Mi ha raccontato che prima di lavorare come manager per la galleria di mr. Minh aveva lavorato in una agenzia di pubblicità, perché sa usare il computer, poi due anni fa ha cambiato lavoro. Lavora nella galleria sette giorni su sette, undici ore al giorno con due ore per la pausa pranzo. Nella pausa pranzo, dopo aver mangiato, si sdraia dietro la scrivania e dorme. Poi si sveglia e continua a lavorare. Solo due giorni al mese può stare a casa dalla galleria, ma lei non lo fa quasi mai. Quattro mesi fa ha comperato un ristorante, molto piccolo, solo sei tavoli, ma con tanti sgabelli! (come ci ha tenuto a precisare) e tra un anno lo vende e ne compra uno più grosso.
Ripeto, ha solo ventisette anni.
Alla fine del giro il il cameriere è venuto a portarmi il conto; mi aspettavo una sassata, ma è stato molto peggio. Seicentocinquantamila Dòng!!! Una cifra spropositata! Solitamente mangio con dieci - quindicimila.

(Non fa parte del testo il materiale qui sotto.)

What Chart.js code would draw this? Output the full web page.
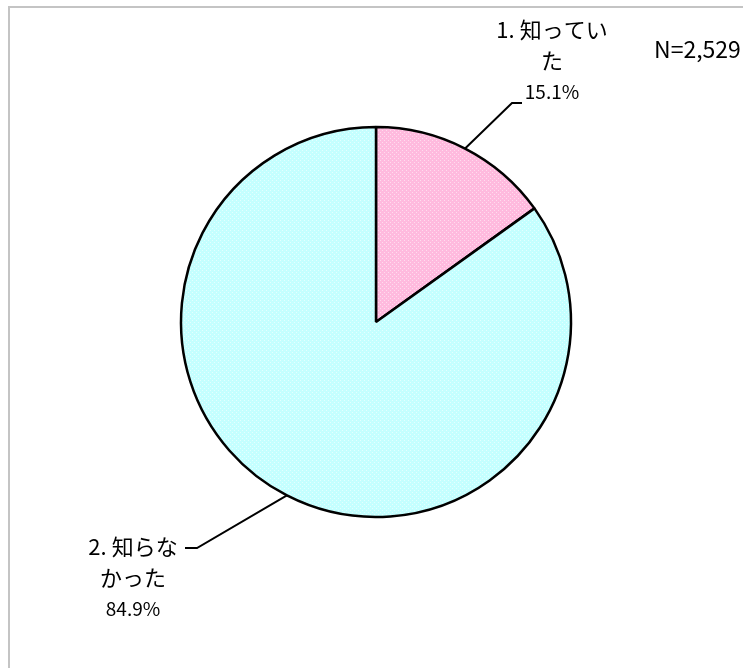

Ho ovviamente pagato senza batter ciglio, contento di aver preso una bella mazzetta di banconote prima di uscire di casa, ché non si sa mai. Ci sono rimasto un po' male, ma ovviamente non l'ho dato a vedere.
"Adesso ti porto con il motorino fino al tuo albergo" mi ha detto Thùi una volta sbarcati. "Magari vuoi guidare tu?" - "No, grazie, per me va benissimo se guidi tu". So che è un'altra cosa imbarazzante per una ragazza di qui farsi vedere alla guida di un motorino con uno straniero al seguito a meno che non sia il compagno, ma davvero preferivo che guidasse lei nel folle traffico di Saigòn. Quando siamo arrivati a destinazione mi ha detto: "Sono molto felice della serata. Grazie" diventando tutta rossa, poi ci ha pensato un po' su e ha aggiunto: "E' stato come andare in vacanza nella mia città". Vero anche questo, e vero anche per me. E' stata la classica cosa per turisti, con spettacolino e pianobar inclusi, ma ce la siamo goduta fino in fondo. Salendo le scale per tornare nella mia stanza ho fatto due conti.
Seicentocinquantamila dong sono l'equivalente di dodici euro a testa.
Uguale a panino - birra - caffè nel più normale bar di Milano, se non sbaglio.